Material shown:
● ● ● ● ●

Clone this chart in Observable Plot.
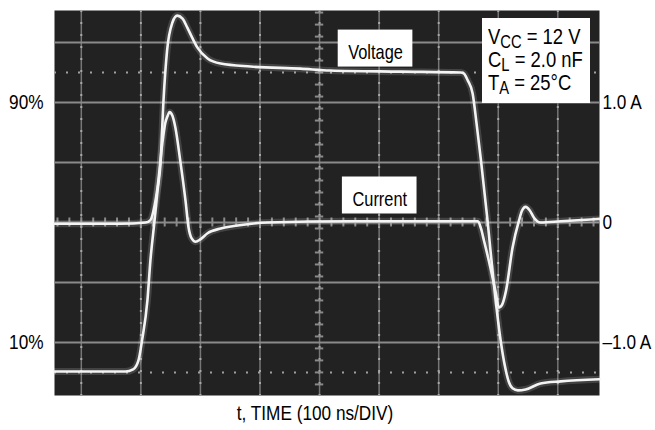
<!DOCTYPE html>
<html><head><meta charset="utf-8">
<script src="https://cdn.jsdelivr.net/npm/d3@7"></script>
<script src="https://cdn.jsdelivr.net/npm/@observablehq/plot@0.6"></script>
<style>body{margin:0;background:#fff}</style>
</head><body><div id="chart"></div>
<script>
// Voltage trace: time (ns) and level (% of swing)
const voltT = [-45, 32, 74, 87, 96, 102, 111, 116, 123, 128, 133, 138, 144, 153, 161, 170, 178, 187, 195, 212, 234, 284, 368, 418, 536, 637, 642, 649, 657, 664, 671, 682, 692, 704, 711, 718, 724, 733, 746, 771, 805, 870];
const voltV = [0.3, 0.3, 0.3, 1.0, 4.0, 10.7, 24, 37.3, 50.7, 60.7, 69.7, 90.7, 107.3, 116.7, 119, 118, 115, 111.3, 108.3, 104.7, 103, 102, 101.3, 100.7, 100.3, 100, 99.7, 97.3, 93, 82.3, 70.7, 50.7, 30.7, 10.7, 2.3, -3.3, -5.3, -6, -5.7, -3.7, -3, -2.3];
// Current trace: time (ns) and current (A)
const curT = [-45, 66, 108, 116, 123, 128, 136, 141, 145, 148, 153, 158, 166, 175, 180, 185, 192, 200, 212, 234, 256, 313, 452, 654, 666, 671, 676, 687, 696, 701, 706, 713, 724, 735, 740, 746, 753, 760, 771, 805, 870];
const curA = [-0.01, -0.01, 0, 0.02, 0.14, 0.29, 0.66, 0.83, 0.89, 0.92, 0.89, 0.79, 0.52, 0.18, -0.04, -0.13, -0.16, -0.14, -0.09, -0.05, -0.03, 0, 0.01, 0.01, 0.01, -0.05, -0.15, -0.38, -0.59, -0.71, -0.69, -0.57, -0.21, 0.02, 0.10, 0.13, 0.10, 0.04, 0, 0.01, 0.03];

// Graticule (100 ns / div, 20 % / div)
const timeGrid = [0, 100, 200, 300, 400, 500, 600, 700, 800];
const levelGrid = [10, 30, 50, 70, 90, 110];
const refLevels = [0, 100];

// Axis tick labels
const leftTicks = [10, 90];
const leftLabels = ["10%", "90%"];
const rightAmps = [-1, 0, 1];
const rightLabels = ["\u20131.0 A", "0", "1.0 A"];

// Trace labels
const traceLabels = [
  {label: "Voltage", t: 494, v: 106.8},
  {label: "Current", t: 501, v: 57.8}
];
const conditions = [
  ["V", "CC", " = 12 V"],
  ["C", "L", " = 2.0 nF"],
  ["T", "A", " = 25\u00B0C"]
];
const xLabel = "t, TIME (100 ns/DIV)";

// current axis shares the vertical graticule: 0 A at centre, 1 A per 2 div
const ampToPct = a => 50 + 40 * a;

const voltage = voltT.map((t, i) => ({t, v: voltV[i]}));
const current = curT.map((t, i) => ({t, v: ampToPct(curA[i])}));
const leftMap = new Map(leftTicks.map((d, i) => [d, leftLabels[i]]));
const rightMap = new Map(rightAmps.map((a, i) => [ampToPct(a), rightLabels[i]]));
const minorLevels = d3.range(-4, 121, 4);
const minorTimes = d3.range(-40, 871, 20);

const FONT = "'Liberation Sans', Arial, sans-serif";
const NARROW = 0.82; // condensed face in the reference
const gridCol = "#8a8a8a";

const chart = Plot.plot({
  width: 655, height: 430,
  marginLeft: 54, marginRight: 56, marginTop: 10, marginBottom: 35,
  style: {fontFamily: FONT, background: "#fff", color: "#000"},
  x: {domain: [-45, 870], axis: null},
  y: {domain: [-7.7, 120.7]},
  marks: [
    Plot.frame({fill: "#222222", stroke: null}),
    Plot.ruleX(timeGrid, {stroke: "#767676", strokeWidth: 1.5}),
    Plot.ruleX(timeGrid, {stroke: "#a8a8a8", strokeWidth: 2, strokeDasharray: "2,10"}),
    Plot.ruleY(levelGrid, {stroke: gridCol, strokeWidth: 2}),
    Plot.ruleY(refLevels, {stroke: "#a0a0a0", strokeWidth: 2, strokeDasharray: "2,10"}),
    Plot.ruleY(minorLevels, {y: d => d, x1: 393, x2: 407, stroke: gridCol, strokeWidth: 2}),
    Plot.ruleX(minorTimes, {x: d => d, y1: 48.5, y2: 51.5, stroke: gridCol, strokeWidth: 2}),
    Plot.line(voltage, {x: "t", y: "v", curve: "monotone-x", stroke: "#fff", strokeWidth: 7, strokeOpacity: 0.15}),
    Plot.line(current, {x: "t", y: "v", curve: "monotone-x", stroke: "#fff", strokeWidth: 7, strokeOpacity: 0.15}),
    Plot.line(voltage, {x: "t", y: "v", curve: "monotone-x", stroke: "#f4f4f4", strokeWidth: 2.6}),
    Plot.line(current, {x: "t", y: "v", curve: "monotone-x", stroke: "#f4f4f4", strokeWidth: 2.6}),
    Plot.text(traceLabels, {x: "t", y: "v", text: "label", fontSize: 20, fill: "#000"}),
    Plot.axisY({anchor: "left", ticks: leftTicks, tickFormat: d => leftMap.get(d), tickSize: 0, tickPadding: 11, fontSize: 21, label: null}),
    Plot.axisY({anchor: "right", ticks: [...rightMap.keys()], tickFormat: d => rightMap.get(d), tickSize: 0, tickPadding: 3, fontSize: 21, label: null, textAnchor: "start"}),
    Plot.text([xLabel], {frameAnchor: "bottom", dx: -12, dy: 24, fontSize: 21, fill: "#000"})
  ]
});
document.getElementById("chart").append(chart);
const svgSel = d3.select(chart);
const xs = chart.scale("x"), ys = chart.scale("y");

// conditions box, top-right of the screen
const frameRight = Math.max(...xs.range), frameTop = Math.min(...ys.range);
const bx = frameRight - 117, by = frameTop + 8;
const cg = svgSel.append("g").attr("font-family", FONT).attr("text-anchor", "start");
cg.append("rect").attr("x", bx).attr("y", by).attr("width", 108).attr("height", 85).attr("fill", "#fff");
conditions.forEach((c, i) => {
  const t = cg.append("text").attr("x", bx + 6).attr("y", by + 26 + i * 23).attr("font-size", 22.5).attr("fill", "#000");
  t.append("tspan").text(c[0]);
  t.append("tspan").attr("font-size", 18).attr("dy", 4).text(c[1]);
  t.append("tspan").attr("dy", -4).text(c[2]);
});

// condense every text about its anchor to match the narrow typeface
svgSel.selectAll("text").each(function() {
  const b = this.getBBox();
  if (!b.width) return;
  const anchor = getComputedStyle(this).textAnchor;
  const ax = anchor === "end" ? b.x + b.width : anchor === "middle" ? b.x + b.width / 2 : b.x;
  const prev = this.getAttribute("transform") || "";
  this.setAttribute("transform", `${prev} translate(${ax},0) scale(${NARROW},1) translate(${-ax},0)`.trim());
});

// white boxes behind trace labels
svgSel.selectAll("text").filter(function() {
  return traceLabels.some(l => l.label === this.textContent);
}).each(function() {
  const d = traceLabels.find(l => l.label === this.textContent);
  const w = this.getBBox().width * NARROW;
  const cx = xs.apply(d.t), base = ys.apply(d.v) + 0.32 * 20;
  const host = this.closest("g") || this.parentNode;
  const r = document.createElementNS("http://www.w3.org/2000/svg", "rect");
  r.setAttribute("x", cx - w / 2 - 10);
  r.setAttribute("y", base - 28.5);
  r.setAttribute("width", w + 20);
  r.setAttribute("height", 37);
  r.setAttribute("fill", "#fff");
  host.parentNode.insertBefore(r, host);
});
</script></body></html>
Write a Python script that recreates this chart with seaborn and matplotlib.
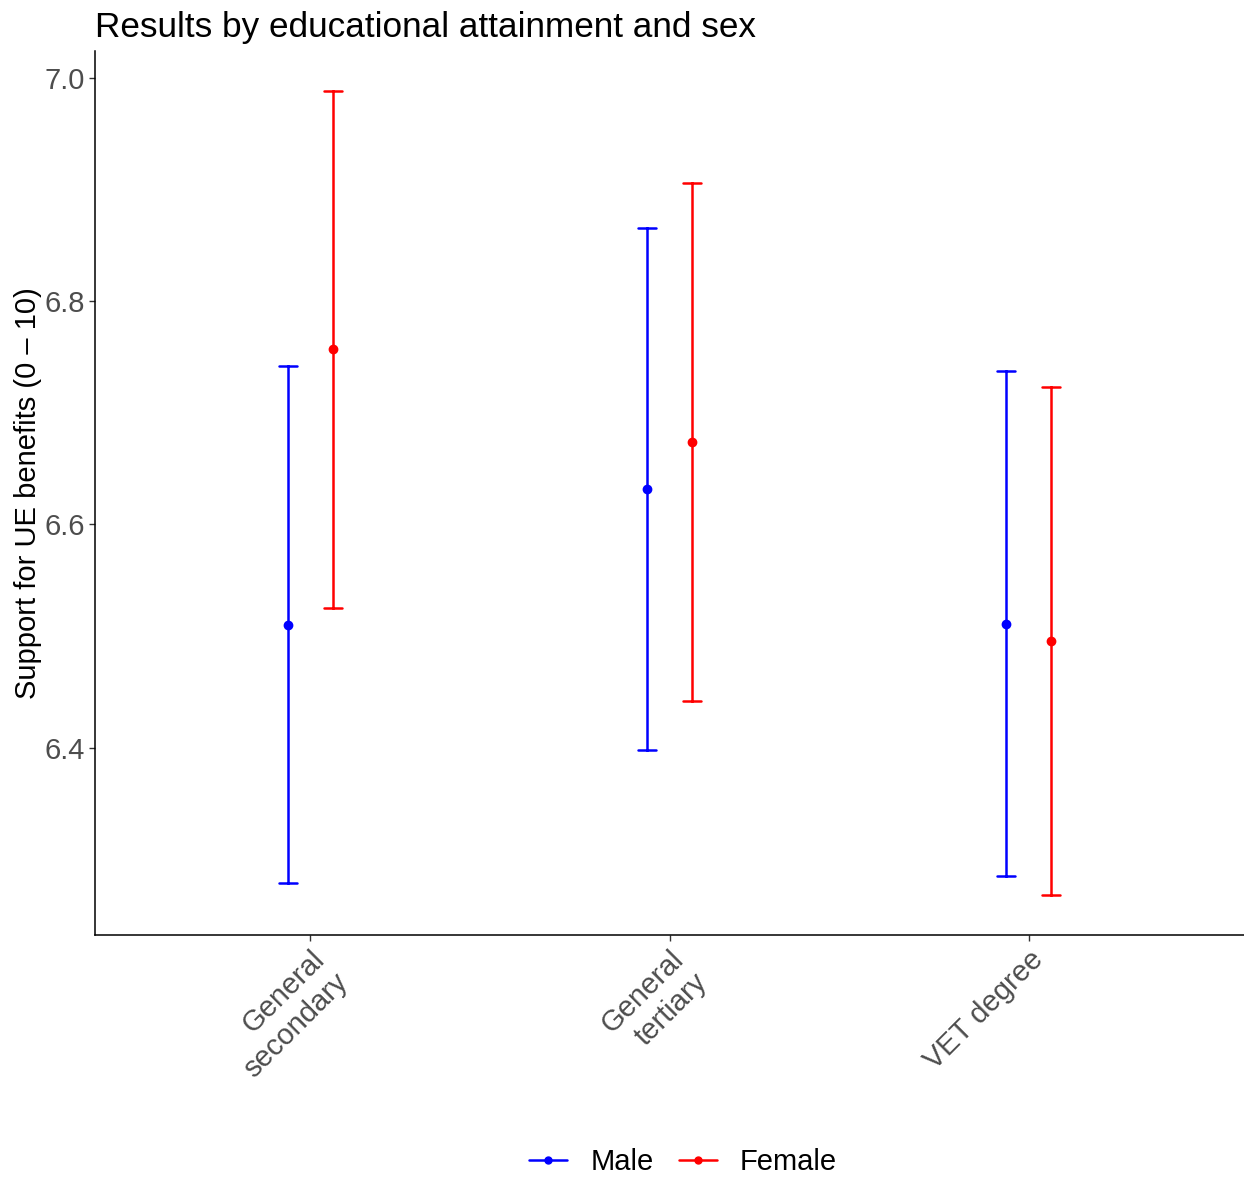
import pandas as pd
import matplotlib
matplotlib.use("Agg")
import matplotlib.pyplot as plt
from matplotlib.lines import Line2D
import seaborn as sns

# estimates
categories = ["General\nsecondary", "General\ntertiary", "VET degree"]
sexes = ["Male", "Female"]
male_est = [6.510, 6.632, 6.511]
male_lo = [6.279, 6.398, 6.285]
male_hi = [6.742, 6.865, 6.737]
female_est = [6.757, 6.674, 6.495]
female_lo = [6.525, 6.442, 6.268]
female_hi = [6.988, 6.906, 6.723]
colors = {"Male": "#0000FF", "Female": "#FF0000"}

# long table: low / estimate / high per group -> median + full range
rows = []
for i, cat in enumerate(categories):
    for sex, est, lo, hi in [("Male", male_est, male_lo, male_hi),
                             ("Female", female_est, female_lo, female_hi)]:
        for v in (lo[i], est[i], hi[i]):
            rows.append({"edu": cat, "sex": sex, "value": v})
df = pd.DataFrame(rows)

sns.set_theme(style="white")
plt.rcParams["font.family"] = ["Liberation Sans", "DejaVu Sans"]

fig = plt.figure(figsize=(12.44, 11.8), dpi=100)
ax = fig.add_axes([0.0764, 0.2076, 0.9236, 0.7492])

sns.pointplot(data=df, x="edu", y="value", hue="sex", order=categories,
              hue_order=sexes, palette=colors,
              estimator="median", errorbar=("pi", 100), dodge=0.125,
              linestyle="none", capsize=0.05, err_kws={"linewidth": 1.8},
              markersize=5, ax=ax, legend=False)

ax.set_ylim(6.232, 7.024)
ax.set_xlim(-0.6, 2.6)
ax.set_yticks([6.4, 6.6, 6.8, 7.0])
ax.set_yticklabels(["6.4", "6.6", "6.8", "7.0"])
ax.set_xlabel("")
ax.set_ylabel("Support for UE benefits (0 \u2013 10)", fontsize=21, color="black", labelpad=1.5)
ax.set_title("Results by educational attainment and sex", loc="left", fontsize=25.3,
             pad=10, color="black")

sns.despine(ax=ax)
for s in ["left", "bottom"]:
    ax.spines[s].set_color("black")
    ax.spines[s].set_linewidth(1.1)
ax.tick_params(axis="both", length=4, width=1, color="#333333", labelcolor="#4D4D4D",
               labelsize=21, left=True, bottom=True)
for lab in ax.get_xticklabels():
    lab.set_rotation(45)
    lab.set_ha("right")
    lab.set_rotation_mode("anchor")

handles = [Line2D([], [], color=colors[s], marker="o", markersize=5, linewidth=1.8)
           for s in sexes]
leg = ax.legend(handles, sexes, loc="center", bbox_to_anchor=(0.512, -0.257),
                ncol=2, frameon=False, fontsize=21, handlelength=1.3,
                handletextpad=0.8, columnspacing=0.85)
for t in leg.get_texts():
    t.set_color("black")

fig.savefig("out.png", dpi=100)
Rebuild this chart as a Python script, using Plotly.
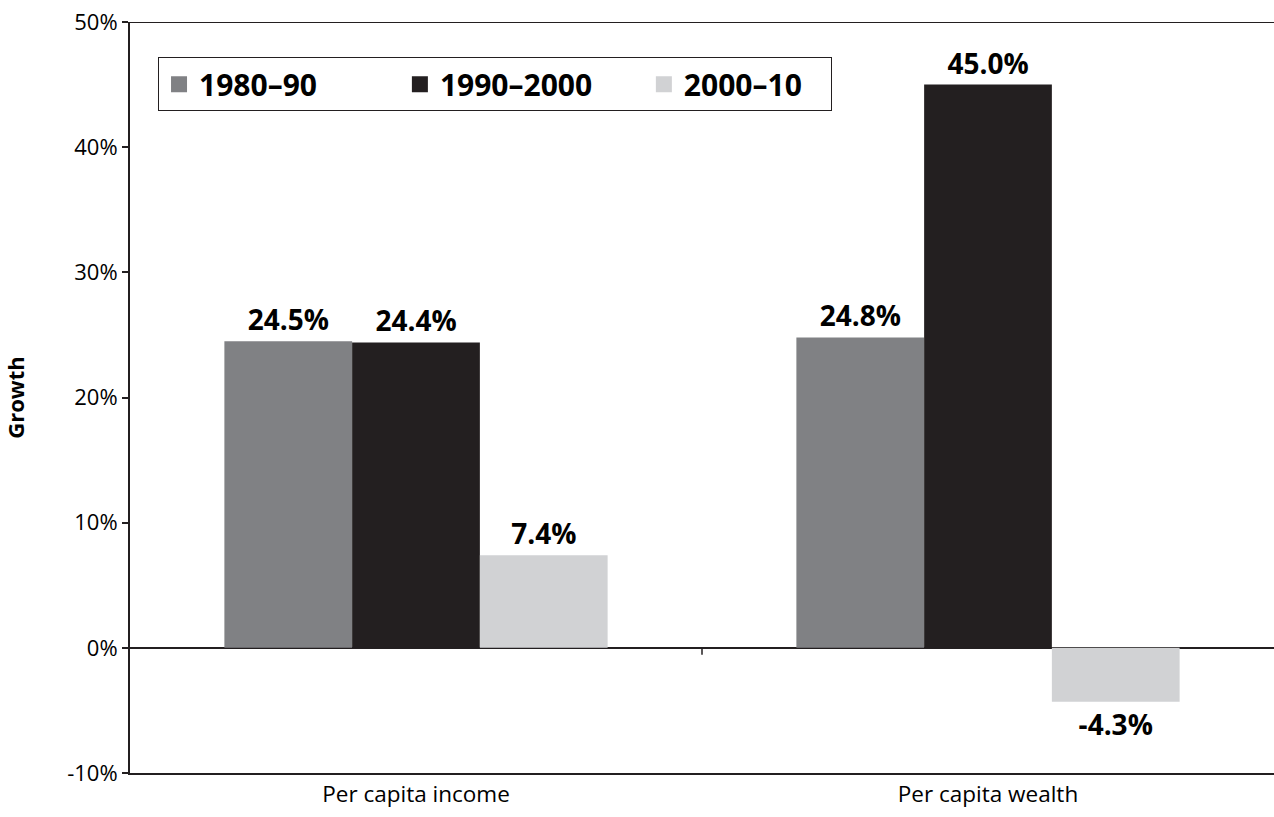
import plotly.graph_objects as go

categories = ["Per capita income", "Per capita wealth"]
series_names = ["1980–90", "1990–2000", "2000–10"]
values_1980_90 = [24.5, 24.8]
values_1990_2000 = [24.4, 45.0]
values_2000_10 = [7.4, -4.3]
series_values = [values_1980_90, values_1990_2000, values_2000_10]
colors = ["#808184", "#231f20", "#d1d2d4"]
tick_vals = [-10, 0, 10, 20, 30, 40, 50]
tick_text = ["-10%", "0%", "10%", "20%", "30%", "40%", "50%"]

FONT = "Open Sans"
DARK = "#231f20"
NB = "\u00a0"
legend_pad = [10, 6, 3]

fig = go.Figure()
for name, vals, col in zip(series_names, series_values, colors):
    fig.add_trace(go.Bar(
        x=categories, y=vals, name=name, showlegend=False, legendgroup=name,
        marker=dict(color=col, line=dict(width=0)),
        text=[f"{v:.1f}%" for v in vals],
        textposition="outside",
        textfont=dict(family=FONT, size=28, color="#000000", weight="bold"),
        cliponaxis=False,
    ))
# legend entries with larger square swatches
for name, col, pad in zip(series_names, colors, legend_pad):
    fig.add_trace(go.Scatter(
        x=[None], y=[None], mode="markers", name=name + NB * pad, legendgroup=name,
        marker=dict(symbol="square", size=22, color=col, line=dict(width=0)),
        showlegend=True, hoverinfo="skip",
    ))

fig.update_layout(
    width=1274, height=817,
    margin=dict(l=130, r=0, t=22, b=44),
    paper_bgcolor="white", plot_bgcolor="white",
    barmode="group", bargap=0.33, bargroupgap=0,
    font=dict(family=FONT, color="#000000"),
    showlegend=True,
    legend=dict(
        orientation="h", x=0.0245, y=0.953, xanchor="left", yanchor="top",
        bordercolor=DARK, borderwidth=1, bgcolor="white",
        font=dict(family=FONT, size=30, color="#000000", weight="bold"),
        traceorder="normal", itemsizing="trace",
    ),
    xaxis=dict(
        showline=True, linecolor=DARK, linewidth=2,
        ticks="", showgrid=False,
        tickfont=dict(family=FONT, size=22.5, color="#000000"),
        range=[-0.5, 1.5],
    ),
    yaxis=dict(
        range=[-10, 50], tickvals=tick_vals, ticktext=tick_text,
        showline=True, linecolor=DARK, linewidth=2,
        ticks="outside", ticklen=6, tickwidth=1.5, tickcolor=DARK,
        showgrid=False, zeroline=True, zerolinecolor=DARK, zerolinewidth=2,
        tickfont=dict(family=FONT, size=22, color="#000000"),
        title=dict(text="<b>Growth</b>", font=dict(family=FONT, size=22, color="#000000"), standoff=48),
    ),
    shapes=[
        dict(type="line", xref="paper", yref="y", x0=0, x1=1, y0=50, y1=50,
             line=dict(color=DARK, width=2)),
        dict(type="line", xref="x", yref="y", x0=0.5, x1=0.5, ysizemode="pixel",
             yanchor=0, y0=0, y1=-7, line=dict(color=DARK, width=1.5)),
    ],
)

fig.write_html("out.html", config={"displayModeBar": False},
               post_script="document.body.style.margin='0';")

● ● ● ● ●

What you have to do: In the listing, find all lines with the string "Python" and copy them.

Result for this exercise:
Write a Python script that recreates this chart with seaborn and matplotlib.
Rebuild this chart as a Python script, using Plotly.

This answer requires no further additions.